Dave als Zeremonienmeister und Kumpel an der Bar gleichzeitig. Lendenschwingend auf den Podesten, auf dem Boden kriechend, die verschwitzen Haupthaarreste als Maccaronis durch die Luft schwingend, tropfend und erstklassig singend. Seine Mitmusiker, vor allem die neuen, fügen sich musikalisch wie optisch perfekt in das Schauspiel ein. Genau die richtigen Verbrecher-Visagen mit tiefhängenden Gitarren. Und spielen können sie natürlich auch, aber wer hätte da anderes erwartet. Es wird standesgemäß noch eine Gitarre „geopfert“, sprich mit den üblichen Schwierigkeiten zerschlagen (sind schon verdammt hartnäckig, die Dinger), dann noch 20 min. psychedelische Zugabe und keiner hat mehr Fragen.

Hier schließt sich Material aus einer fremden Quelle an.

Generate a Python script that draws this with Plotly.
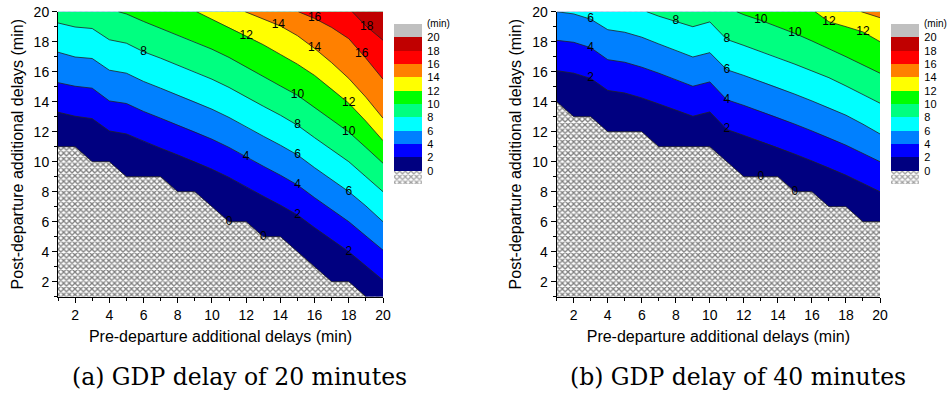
import numpy as np
import plotly.graph_objects as go

# ---------------- data ----------------
X_INT = list(range(1, 21))
LEVELS = [0, 2, 4, 6, 8, 10, 12, 14, 16, 18]
BAND_COLORS = ['#000080', '#0000ff', '#0080ff', '#00ffff', '#00ff80',
               '#00ff00', '#ffff00', '#ff8000', '#ff0000', '#c00000']
OVER_COLOR = '#c0c0c0'
LEGEND_LABELS = ['0', '2', '4', '6', '8', '10', '12', '14', '16', '18', '20']
TICKS_MAJOR = [2, 4, 6, 8, 10, 12, 14, 16, 18, 20]
TICKS_MINOR = [1, 3, 5, 7, 9, 11, 13, 15, 17, 19]
AXIS_MIN, AXIS_MAX = 1, 20

# Panel (a): GDP delay of 20 minutes -- isolines (x, y)
A_L0_X = list(range(1, 20))
A_L0_Y = [11, 11, 10, 10, 9, 9, 9, 8, 8, 7, 6, 6, 5, 5, 4, 3, 2, 2, 1]
A_L2_X = X_INT
A_L2_Y = [13.3, 13.03, 12.87, 12.05, 11.85, 11.35, 10.9, 10.45, 10.0, 9.5,
          8.95, 8.3, 7.7, 7.1, 6.45, 5.6, 4.8, 4.0, 3.05, 2.1]
A_L4_X = X_INT
A_L4_Y = [15.27, 15.03, 14.9, 14.05, 13.88, 13.35, 12.9, 12.45, 12.0, 11.5,
          10.95, 10.3, 9.7, 9.1, 8.45, 7.6, 6.8, 6.0, 5.05, 4.1]
A_L6_X = X_INT
A_L6_Y = [17.3, 16.98, 16.88, 16.1, 15.9, 15.35, 14.9, 14.45, 14.0, 13.5,
          12.95, 12.3, 11.7, 11.1, 10.45, 9.6, 8.8, 8.0, 7.05, 6.0]
A_L8_X = X_INT
A_L8_Y = [19.25, 18.98, 18.88, 18.13, 17.9, 17.33, 16.9, 16.45, 16.0, 15.5,
          14.95, 14.3, 13.7, 13.1, 12.43, 11.6, 10.8, 10.0, 9.0, 8.0]
A_L10_X = [4.53, 5, 6, 7, 8, 9, 10, 11, 12, 13, 14, 15, 16, 17, 18, 19, 20]
A_L10_Y = [20, 19.85, 19.35, 18.9, 18.45, 18.0, 17.5, 16.95, 16.3, 15.7,
           15.05, 14.43, 13.6, 12.8, 11.98, 10.95, 9.9]
A_L12_X = [9.1, 10, 11, 12, 13, 14, 15, 16, 17, 18, 19, 20]
A_L12_Y = [20, 19.5, 18.95, 18.4, 17.8, 17.15, 16.5, 15.75, 14.85, 13.9, 12.7, 11.4]
A_L14_X = [11.94, 13, 14, 15, 16, 17, 18, 19, 20]
A_L14_Y = [20, 19.5, 19.05, 18.4, 17.55, 16.6, 15.55, 14.3, 12.9]
A_L16_X = [15.05, 16, 17, 18, 19, 20]
A_L16_Y = [20, 19.55, 18.95, 18.2, 16.9, 15.5]
A_L18_X = [18.2, 19, 20]
A_L18_Y = [20, 19.05, 18.1]
A_LABEL_LEVELS = [0, 0, 2, 2, 4, 4, 6, 6, 8, 8, 10, 10, 12, 12, 14, 14, 16, 16, 18]
A_LABEL_XS = [11, 13, 15, 18, 12, 15, 15, 18, 6, 15, 15, 18, 12, 18, 13.88, 16, 16, 18.76, 19.05]

# Panel (b): GDP delay of 40 minutes -- isolines (x, y)
B_L0_X = X_INT
B_L0_Y = [14, 13, 13, 12, 12, 12, 11, 11, 11, 11, 10, 9, 9, 9, 8, 8, 7, 7, 6, 6]
B_L2_X = X_INT
B_L2_Y = [16.07, 15.9, 15.55, 14.75, 14.58, 14.25, 13.85, 13.45, 13.03, 13.32,
          12.15, 11.75, 11.35, 10.95, 10.5, 10.05, 9.6, 9.1, 8.55, 8.0]
B_L4_X = X_INT
B_L4_Y = [18.09, 17.96, 17.6, 16.8, 16.63, 16.3, 15.9, 15.45, 15.03, 15.32,
          14.13, 13.75, 13.35, 12.95, 12.5, 12.05, 11.6, 11.1, 10.55, 10.0]
B_L6_X = X_INT
B_L6_Y = [20.0, 19.85, 19.5, 18.8, 18.63, 18.3, 17.85, 17.4, 16.98, 17.27,
          16.13, 15.75, 15.35, 14.95, 14.5, 14.05, 13.6, 13.1, 12.5, 11.85]
B_L8_X = [6.29, 7, 8, 9, 10, 11, 12, 13, 14, 15, 16, 17, 18, 19, 20]
B_L8_Y = [20, 19.7, 19.35, 19.0, 19.32, 18.15, 17.75, 17.35, 16.95, 16.5,
          16.05, 15.6, 15.05, 14.5, 13.9]
B_L10_X = [11.58, 12, 13, 14, 15, 16, 17, 18, 19, 20]
B_L10_Y = [20, 19.8, 19.42, 19.0, 18.55, 18.05, 17.55, 17.0, 16.45, 15.9]
B_L12_X = [16.18, 17, 18, 19, 20]
B_L12_Y = [20, 19.33, 19.0, 18.65, 18.0]
B_L14_X = [18.9, 19, 20]
B_L14_Y = [20, 19.96, 19.6]
B_LABEL_LEVELS = [0, 0, 2, 2, 4, 4, 6, 6, 8, 8, 10, 10, 12, 12]
B_LABEL_XS = [13, 15, 3, 11, 3, 11, 3, 11, 8, 11, 13, 15, 17, 19]

CAPTIONS = ['(a) GDP delay of 20 minutes', '(b) GDP delay of 40 minutes']
X_TITLE = 'Pre-departure additional delays (min)'
Y_TITLE = 'Post-departure additional delays (min)'

A_LINES = [(A_L0_X, A_L0_Y), (A_L2_X, A_L2_Y), (A_L4_X, A_L4_Y), (A_L6_X, A_L6_Y),
           (A_L8_X, A_L8_Y), (A_L10_X, A_L10_Y), (A_L12_X, A_L12_Y),
           (A_L14_X, A_L14_Y), (A_L16_X, A_L16_Y), (A_L18_X, A_L18_Y)]
B_LINES = [(B_L0_X, B_L0_Y), (B_L2_X, B_L2_Y), (B_L4_X, B_L4_Y), (B_L6_X, B_L6_Y),
           (B_L8_X, B_L8_Y), (B_L10_X, B_L10_Y), (B_L12_X, B_L12_Y),
           (B_L14_X, B_L14_Y)]

# ---------------- styling ----------------
SANS = 'Liberation Sans, Arial, sans-serif'
SERIF = 'DejaVu Serif, Liberation Serif, serif'
LINE_COLOR = '#222222'
HATCH = dict(shape='x', fgcolor='black', bgcolor='white', size=4, solidity=0.55)

fig = go.Figure()


def add_panel(lines, lab_levels, lab_xs, xa, ya):
    # hatched base (value 0 region)
    fig.add_trace(go.Scatter(
        x=[AXIS_MIN, AXIS_MAX, AXIS_MAX, AXIS_MIN, AXIS_MIN],
        y=[AXIS_MIN, AXIS_MIN, AXIS_MAX, AXIS_MAX, AXIS_MIN],
        mode='none', fill='toself', fillcolor='white', fillpattern=HATCH,
        xaxis=xa, yaxis=ya, hoverinfo='skip', showlegend=False))
    # stacked "above isoline" regions
    for (lx, ly), color in zip(lines, BAND_COLORS):
        px = list(lx)
        py = list(ly)
        if py[-1] <= AXIS_MIN and px[-1] < AXIS_MAX:
            px.append(AXIS_MAX)
            py.append(AXIS_MIN)
        px.append(AXIS_MAX)
        py.append(AXIS_MAX)
        if px[0] <= AXIS_MIN:
            px.append(AXIS_MIN)
            py.append(AXIS_MAX)
        fig.add_trace(go.Scatter(
            x=px, y=py, mode='none', fill='toself', fillcolor=color,
            xaxis=xa, yaxis=ya, hoverinfo='skip', showlegend=False))
    # isolines
    for lx, ly in lines:
        fig.add_trace(go.Scatter(
            x=lx, y=ly, mode='lines', line=dict(color=LINE_COLOR, width=0.8),
            xaxis=xa, yaxis=ya, hoverinfo='skip', showlegend=False))
    # labels on isolines
    tx, ty, tt = [], [], []
    for lev, xv in zip(lab_levels, lab_xs):
        lx, ly = lines[LEVELS.index(lev)]
        tx.append(xv)
        ty.append(float(np.interp(xv, lx, ly)))
        tt.append(str(lev))
    fig.add_trace(go.Scatter(
        x=tx, y=ty, text=tt, mode='text',
        textfont=dict(family=SANS, size=12, color='black'),
        xaxis=xa, yaxis=ya, hoverinfo='skip', showlegend=False))


def add_legend(xa, ya):
    colors = ['white'] + BAND_COLORS + [OVER_COLOR]
    shapes = ['x'] + [''] * (len(colors) - 1)
    fig.add_trace(go.Bar(
        x=[0] * len(colors), y=[1] * len(colors), base=list(range(len(colors))),
        width=1,
        marker=dict(color=colors, line=dict(width=0),
                    pattern=dict(shape=shapes, fgcolor='black', size=4, solidity=0.55)),
        xaxis=xa, yaxis=ya, hoverinfo='skip', showlegend=False))


add_panel(A_LINES, A_LABEL_LEVELS, A_LABEL_XS, 'x', 'y')
add_panel(B_LINES, B_LABEL_LEVELS, B_LABEL_XS, 'x2', 'y2')
add_legend('x3', 'y3')
add_legend('x4', 'y4')

W, H = 947, 395
PLOT_TOP = 1 - 11.7 / H
PLOT_BOT = 1 - 296.7 / H
A_DOM = [58 / W, 383 / W]
B_DOM = [556.7 / W, 880 / W]
LEG_A = [394 / W, 422.3 / W]
LEG_B = [891 / W, 919.3 / W]
LEG_Y = [1 - 184 / H, 1 - 24 / H]


def main_x(dom, anchor):
    return dict(domain=dom, anchor=anchor, range=[AXIS_MIN, AXIS_MAX],
                tickvals=TICKS_MAJOR, ticks='outside', ticklen=5, tickwidth=1,
                tickcolor='black', showline=True, linecolor='black', linewidth=1,
                showgrid=False, zeroline=False, automargin=False,
                minor=dict(tickvals=TICKS_MINOR, ticks='outside', ticklen=3,
                           tickcolor='black', showgrid=False),
                tickfont=dict(family=SANS, size=14, color='black'),
                title=dict(text=X_TITLE, standoff=9,
                           font=dict(family=SANS, size=16, color='black')))


def main_y(anchor):
    return dict(domain=[PLOT_BOT, PLOT_TOP], anchor=anchor, range=[AXIS_MIN, AXIS_MAX],
                tickvals=TICKS_MAJOR, ticks='outside', ticklen=5, tickwidth=1,
                tickcolor='black', showline=True, linecolor='black', linewidth=1,
                showgrid=False, zeroline=False, automargin=False,
                minor=dict(tickvals=TICKS_MINOR, ticks='outside', ticklen=3,
                           tickcolor='black', showgrid=False),
                tickfont=dict(family=SANS, size=14, color='black'),
                title=dict(text=Y_TITLE, standoff=6,
                           font=dict(family=SANS, size=16, color='black')))


def leg_x(dom, anchor):
    return dict(domain=dom, anchor=anchor, range=[-0.5, 0.5], visible=False)


def leg_y(anchor):
    return dict(domain=LEG_Y, anchor=anchor, range=[0, 12], side='right',
                tickvals=list(range(1, 12)), ticktext=LEGEND_LABELS, ticks='',
                showline=False, showgrid=False, zeroline=False, automargin=False,
                ticklabelstandoff=4,
                tickfont=dict(family=SANS, size=11, color='black'))


fig.update_layout(
    width=W, height=H, autosize=False,
    margin=dict(l=0, r=0, t=0, b=0, pad=0, autoexpand=False),
    paper_bgcolor='white', plot_bgcolor='white',
    showlegend=False, bargap=0,
    xaxis=main_x(A_DOM, 'y'), yaxis=main_y('x'),
    xaxis2=main_x(B_DOM, 'y2'), yaxis2=main_y('x2'),
    xaxis3=leg_x(LEG_A, 'y3'), yaxis3=leg_y('x3'),
    xaxis4=leg_x(LEG_B, 'y4'), yaxis4=leg_y('x4'),
)

for xa, ya in (('x3', 'y3'), ('x4', 'y4')):
    fig.add_annotation(text='(min)', x=1, xref=xa + ' domain', y=12, yref=ya,
                       xanchor='left', yanchor='middle', xshift=3, showarrow=False,
                       font=dict(family=SANS, size=10, color='black'))

for cap, cx in zip(CAPTIONS, [240 / W, 737.5 / W]):
    fig.add_annotation(text=cap, x=cx, xref='paper', y=1 - 376.7 / H, yref='paper',
                       xanchor='center', yanchor='middle', showarrow=False,
                       font=dict(family=SERIF, size=23.5, color='black'))

fig.write_html('out.html', config={'displayModeBar': False},
               post_script="document.body.style.margin='0px';")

Diese Band hat im Rock-Bereich mittlerweile einen ähnlichen Status wie MOTÖRHEAD im Metal-Bereich. Absolute Referenz und verlässliche Grösse. Ein Konzert, dass die Welt wieder gerade rückt.

Danach will man nun wirklich nichts mehr wissen von der Moderne, schnell noch zwei Bier auf Ex bevor die Theke dichtmacht (nur um den Flüssigkeitsverlust auszugleichen,…) und glücklich nach Hause gehen. Denn man weiss jetzt wieder definitiv: Rock is alive!